Collaborating and Engaging with Tools and Technology
Tools and technology have been particularly relevant as we navigate among in-person instruction, distance learning, and various combinations of the two. We’ve had to reimagine the role of tools and technology to consider how we can leverage them to bring quality instruction to each and every student in new ways, no matter how they are joining the classroom. Presentations in this strand will bring innovative ideas for using tools and technology as a means of supporting effective instruction, collaborating with other professionals, engaging students with one another, assessing student learning, and building and maintaining relationships with students and families.
Access and Equity Both Revealed and Revisited
How are we creating inclusive classrooms that allow all students access to high-quality mathematics? By implementing equity-based teaching practices and advocating for the empowerment of each and every learner to experience school mathematics as a whole person, we can dismantle barriers—especially for those who have been marginalized by race, class, ethnicity, socioeconomic status, or gender. Presentations in this strand will highlight how to build student agency using resources such as technology to employ, establish, and foster parental involvement; encourage the use of cultural and linguistic resources; build a student's mathematical identity through self-advocacy in an online/virtual environment; and promote access for each and every learner of mathematics. Presentations and sessions may also examine how educators can dismantle inequitable structures and replace them with policies and practices that broaden the purposes of learning mathematics.

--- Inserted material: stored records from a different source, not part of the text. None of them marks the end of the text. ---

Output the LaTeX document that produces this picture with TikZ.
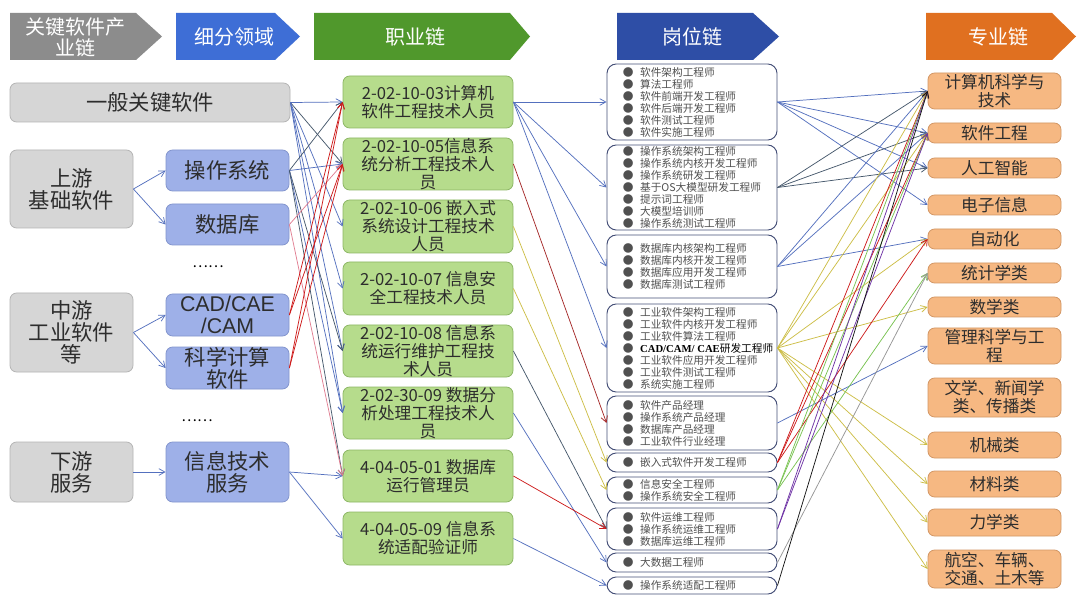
\documentclass[tikz,border=0pt]{standalone}
\usepackage{fontspec}
\setmainfont{Noto Sans CJK SC}
\newfontfamily\lsans{Liberation Sans}
\newfontfamily\lserif{Liberation Serif}
\usetikzlibrary{arrows.meta}
\definecolor{hgray}{RGB}{140,140,140}
\definecolor{hblue}{RGB}{62,110,214}
\definecolor{hgreen}{RGB}{80,152,44}
\definecolor{hdblue}{RGB}{46,78,166}
\definecolor{horange}{RGB}{224,112,32}
\definecolor{grayfill}{RGB}{214,214,214}
\definecolor{grayedge}{RGB}{180,180,180}
\definecolor{bluefill}{RGB}{158,176,232}
\definecolor{blueedge}{RGB}{130,148,205}
\definecolor{greenfill}{RGB}{182,220,140}
\definecolor{greenedge}{RGB}{140,182,100}
\definecolor{orfill}{RGB}{246,184,130}
\definecolor{oredge}{RGB}{210,150,100}
\definecolor{jobedge}{RGB}{70,80,120}
\definecolor{jobtext}{RGB}{80,80,80}
\definecolor{txtdark}{RGB}{45,45,45}
\definecolor{cb}{RGB}{84,112,190}
\definecolor{cs}{RGB}{70,88,108}
\definecolor{cr}{RGB}{205,25,25}
\definecolor{cdr}{RGB}{165,40,40}
\definecolor{cp}{RGB}{225,125,145}
\definecolor{cy}{RGB}{205,190,70}
\definecolor{cg}{RGB}{120,195,80}
\definecolor{cpu}{RGB}{110,50,165}
\definecolor{cgr}{RGB}{150,150,150}
\definecolor{ck}{RGB}{20,20,20}
\newcommand\jbul{●\hspace{5pt}}
\begin{document}
\begin{tikzpicture}[x=0.75pt,y=-0.75pt,
  sz/.style 2 args={minimum width=#1*0.75pt, minimum height=#2*0.75pt},
  basebox/.style={rounded corners=5pt, line width=0.6pt, align=center, inner sep=0pt},
  graybox/.style={basebox, draw=grayedge, fill=grayfill, text=txtdark, font=\fontsize{16}{16.5}\selectfont},
  bluebox/.style={basebox, draw=blueedge, fill=bluefill, text=txtdark, font=\fontsize{16}{16.5}\selectfont},
  greenbox/.style={basebox, draw=greenedge, fill=greenfill, text=txtdark, font=\fontsize{12.5}{13.5}\selectfont},
  jobbox/.style={basebox, rounded corners=7pt, draw=jobedge, fill=white, line width=0.7pt},
  jobtxt/.style={align=left, inner sep=0pt, text=jobtext, font=\fontsize{8}{9}\selectfont, anchor=west},
  orbox/.style={basebox, draw=oredge, fill=orfill, text=txtdark, font=\fontsize{12.5}{13.5}\selectfont},
  htxt/.style={text=white, align=center, inner sep=0pt, font=\fontsize{15}{16}\selectfont},
  dotstxt/.style={inner sep=0pt, font=\fontsize{11}{12}\selectfont, text=black},
  con/.style={line width=0.55pt, -{Straight Barb[length=4.5pt,width=5pt]}}
]
\useasboundingbox (0,0) rectangle (1078,595);
\fill[white] (0,0) rectangle (1078,595);

% headers
\fill[hgray]  (10,13) -- (136,13) -- (162,36.5) -- (136,60) -- (10,60) -- cycle;
\fill[hblue]  (176,13) -- (275,13) -- (300,36.5) -- (275,60) -- (176,60) -- cycle;
\fill[hgreen] (314,13) -- (510,13) -- (530,36.5) -- (510,60) -- (314,60) -- cycle;
\fill[hdblue] (617,13) -- (753,13) -- (779,36.5) -- (753,60) -- (617,60) -- cycle;
\fill[horange] (926,13) -- (1052,13) -- (1076,36.5) -- (1052,60) -- (926,60) -- cycle;
\node[htxt] (h1) at (76,37) {关键软件产\\业链};
\node[htxt] (h2) at (234,37) {细分领域};
\node[htxt] (h3) at (415,37) {职业链};
\node[htxt] (h4) at (692,37) {岗位链};
\node[htxt] (h5) at (998,37) {专业链};

% left column
\node[graybox, sz={280}{39}] (gen) at (150,102.5) {一般关键软件};
\node[graybox, sz={123}{78}] (up) at (71.5,189) {上游\\基础软件};
\node[graybox, sz={123}{79}] (mid) at (71.5,332.5) {中游\\工业软件\\等};
\node[graybox, sz={123}{60}] (down) at (71.5,472) {下游\\服务};
\node[bluebox, sz={123}{41}] (os) at (227.5,170.5) {操作系统};
\node[bluebox, sz={123}{41}] (db) at (227.5,224.5) {数据库};
\node[bluebox, sz={123}{42}] (cad) at (227.5,315) {\lsans CAD/CAE\\\lsans /CAM};
\node[bluebox, sz={123}{42}] (sci) at (227.5,368) {科学计算\\软件};
\node[bluebox, sz={123}{60}] (its) at (227.5,472) {信息技术\\服务};
\node[dotstxt] (dots1) at (208,267) {……};
\node[dotstxt] (dots2) at (197,421) {……};

\draw[con, draw=cb] (up.east) -- (os.west);
\draw[con, draw=cb] (up.east) -- (db.west);
\draw[con, draw=cb] (mid.east) -- (cad.west);
\draw[con, draw=cb] (mid.east) -- (sci.west);
\draw[con, draw=cb] (down.east) -- (its.west);

% green column
\node[greenbox, sz={170}{52}] (G1) at (428,102) {2-02-10-03计算机\\软件工程技术人员};
\node[greenbox, sz={170}{52}] (G2) at (428,164) {2-02-10-05信息系\\统分析工程技术人\\员};
\node[greenbox, sz={170}{53}] (G3) at (428,226.5) {2-02-10-06 嵌入式\\系统设计工程技术\\人员};
\node[greenbox, sz={170}{53}] (G4) at (428,288.5) {2-02-10-07 信息安\\全工程技术人员};
\node[greenbox, sz={170}{52}] (G5) at (428,351) {2-02-10-08 信息系\\统运行维护工程技\\术人员};
\node[greenbox, sz={170}{52}] (G6) at (428,413) {2-02-30-09 数据分\\析处理工程技术人\\员};
\node[greenbox, sz={170}{52}] (G7) at (428,476) {4-04-05-01 数据库\\运行管理员};
\node[greenbox, sz={170}{53}] (G8) at (428,538.5) {4-04-05-09 信息系\\统适配验证师};

% job column
\node[jobbox, sz={170}{76}] (J1) at (692,102) {};
\node[jobbox, sz={170}{85}] (J2) at (692,187.5) {};
\node[jobbox, sz={170}{63}] (J3) at (692,266.5) {};
\node[jobbox, sz={170}{88}] (J4) at (692,348) {};
\node[jobbox, sz={170}{54}] (J5) at (692,423) {};
\node[jobbox, sz={170}{19}] (J6) at (692,462.5) {};
\node[jobbox, sz={170}{26}] (J7) at (692,490) {};
\node[jobbox, sz={170}{42}] (J8) at (692,529) {};
\node[jobbox, sz={170}{19}] (J9) at (692,562.5) {};
\node[jobbox, sz={170}{17}] (J10) at (692,585.5) {};
\node[jobtxt] (J1t) at ([xshift=12pt]J1.west) {\jbul 软件架构工程师\\\jbul 算法工程师\\\jbul 软件前端开发工程师\\\jbul 软件后端开发工程师\\\jbul 软件测试工程师\\\jbul 软件实施工程师};
\node[jobtxt] (J2t) at ([xshift=12pt]J2.west) {\jbul 操作系统架构工程师\\\jbul 操作系统内核开发工程师\\\jbul 操作系统研发工程师\\\jbul 基于OS大模型研发工程师\\\jbul 提示词工程师\\\jbul 大模型培训师\\\jbul 操作系统测试工程师};
\node[jobtxt] (J3t) at ([xshift=12pt]J3.west) {\jbul 数据库内核架构工程师\\\jbul 数据库内核开发工程师\\\jbul 数据库应用开发工程师\\\jbul 数据库测试工程师};
\node[jobtxt] (J4t) at ([xshift=12pt]J4.west) {\jbul 工业软件架构工程师\\\jbul 工业软件内核开发工程师\\\jbul 工业软件算法工程师\\\jbul {\color{black}\lserif\bfseries CAD/CAM/ CAE}{\color{black}研发工程师}\\\jbul 工业软件应用开发工程师\\\jbul 工业软件测试工程师\\\jbul 系统实施工程师};
\node[jobtxt] (J5t) at ([xshift=12pt]J5.west) {\jbul 软件产品经理\\\jbul 操作系统产品经理\\\jbul 数据库产品经理\\\jbul 工业软件行业经理};
\node[jobtxt] (J6t) at ([xshift=12pt]J6.west) {\jbul 嵌入式软件开发工程师};
\node[jobtxt] (J7t) at ([xshift=12pt]J7.west) {\jbul 信息安全工程师\\\jbul 操作系统安全工程师};
\node[jobtxt] (J8t) at ([xshift=12pt]J8.west) {\jbul 软件运维工程师\\\jbul 操作系统运维工程师\\\jbul 数据库运维工程师};
\node[jobtxt] (J9t) at ([xshift=12pt]J9.west) {\jbul 大数据工程师};
\node[jobtxt] (J10t) at ([xshift=12pt]J10.west) {\jbul 操作系统适配工程师};

% orange column
\node[orbox, sz={133}{36}] (O1) at (994.5,91) {计算机科学与\\技术};
\node[orbox, sz={133}{20}] (O2) at (994.5,133) {软件工程};
\node[orbox, sz={133}{20}] (O3) at (994.5,168) {人工智能};
\node[orbox, sz={133}{20}] (O4) at (994.5,205) {电子信息};
\node[orbox, sz={133}{20}] (O5) at (994.5,239) {自动化};
\node[orbox, sz={133}{20}] (O6) at (994.5,273) {统计学类};
\node[orbox, sz={133}{20}] (O7) at (994.5,307) {数学类};
\node[orbox, sz={133}{36}] (O8) at (994.5,346) {管理科学与工\\程};
\node[orbox, sz={133}{39}] (O9) at (994.5,397.5) {文学、新闻学\\类、传播类};
\node[orbox, sz={133}{26}] (O10) at (994.5,445) {机械类};
\node[orbox, sz={133}{26}] (O11) at (994.5,484) {材料类};
\node[orbox, sz={133}{27}] (O12) at (994.5,522.5) {力学类};
\node[orbox, sz={133}{38}] (O13) at (994.5,569) {航空、车辆、\\交通、土木等};

% left connectors
\foreach \s/\t/\c in {gen/G1/cb, gen/G2/cs, gen/G3/cb, gen/G4/cb, gen/G5/cb, gen/G6/cb,
  os/G1/cs, os/G2/cb, os/G5/cs, os/G6/cb, os/G7/cs,
  db/G2/cp, db/G7/cp,
  cad/G1/cr, cad/G2/cr, sci/G1/cr, sci/G2/cr,
  its/G7/cb, its/G8/cb}
  {\draw[con, draw=\c] (\s.east) -- (\t.west);}

% middle connectors
\foreach \s/\t/\c in {G1/J1/cb, G1/J2/cb, G1/J3/cb, G1/J4/cb,
  G2/J5/cdr, G3/J6/cy, G4/J7/cy, G5/J8/cs, G6/J9/cb, G7/J8/cr, G8/J10/cb}
  {\draw[con, draw=\c] (\s.east) -- (\t.west);}

% right connectors
\foreach \s/\t/\c in {J1/O1/cb, J1/O2/cb, J1/O3/cb, J1/O4/cb,
  J2/O1/cs, J2/O2/cs, J2/O3/cs,
  J3/O1/cb, J3/O2/cb, J3/O5/cb,
  J4/O1/cy, J4/O2/cy, J4/O5/cy, J4/O7/cy, J4/O10/cy, J4/O11/cy, J4/O12/cy, J4/O13/cy,
  J5/O8/cb,
  J6/O1/cr, J6/O2/cr, J6/O5/cr,
  J7/O1/cg, J7/O2/cg, J7/O6/cg,
  J8/O1/cpu, J8/O2/cpu,
  J9/O6/cgr, J10/O1/ck}
  {\draw[con, draw=\c] (\s.east) -- (\t.west);}
\end{tikzpicture}
\end{document}
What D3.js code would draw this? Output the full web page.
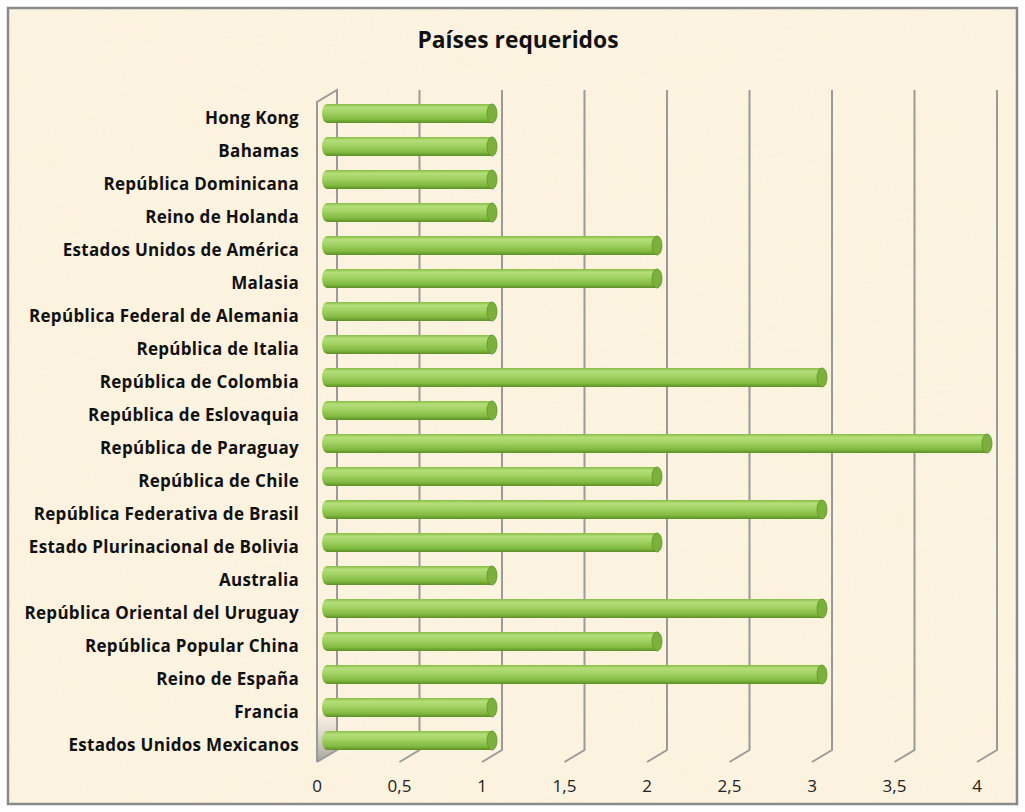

Joy of Teaching, Learning, and Doing Mathematics
How can we strengthen our love of mathematics by engaging in and learning new mathematics? How can we rekindle the joy of teaching for us, which in turn will help our students find joy in learning and doing mathematics? Many of us chose to teach because of an influential teacher who taught us at one time, or because of the joy and satisfaction we received from doing mathematics. Presentations in this strand will highlight mathematical learning for teachers, with sessions focusing on engaging teachers in active problem solving, reasoning and proof, encouraging communication, and exploring connections and representations. Presentations may or may not find their way into the classrooms of the teachers but are intended to embed teachers in a culture of questioning and problem solving, and toward refilling our “mathematical cups.”
Teaching and Learning in the Current Era
How have your instructional practices changed or grown as a result of the pandemic? What lessons have you learned about effective mathematics instruction that have led to transformational changes you will continue after the pandemic? Creating effective learning environments for each and every student requires implementing research-informed and equitable teaching practices. Presentations in this strand will discuss mathematical teaching practices while highlighting classroom-tested activities that allow each and every student to engage with and find success in mathematics. To promote deep mathematical learning, presentations may include the following: goals to focus learning, high-level tasks, robust assessments, connections and mathematical representations, effective questioning strategies, productive struggle, and technology that supports visualizing and comprehending mathematical ideas.
Broadening the Purpose of Mathematics
Now more than ever, our students need mathematics to make sense of the world. NCTM’s Catalyzing Change series calls us to “empower each and every student with deep mathematical understanding and positive dispositions toward mathematics that support interactions with mathematics throughout life” (Catalyzing Change in Early Childhood and Elementary Mathematics: Initiating Critical Conversations, p. 11). Fostering the wonder, joy, and beauty of mathematics is imperative as we cultivate the mathematical mindset students need to understand and examine the world around them. Presentations in this strand will highlight ways in which educators “situate the learning of mathematics not only as important for college, career, and life but also as a human endeavor that values historical, cultural, and aesthetic perspectives of mathematics” (p. 11).
Leveraging Assessments to Promote Student Learning and Improve Instructional Programs
This strand highlights the different purposes of assessment in mathematics teaching and learning. Presentations in this strand will address how assessment can be an integral part of instruction to promote student learning, ways in which assessment can provide evidence about all components of students’ mathematics learning—including strengths and intellectual gifts—and ways in which assessment can provide an accurate picture of teacher and student performance. Presentations may also address the role of technology in assessment, the use of formative assessment in the classroom, the way assessment can inform program improvement, and strategies to overcome unintended consequences of assessment.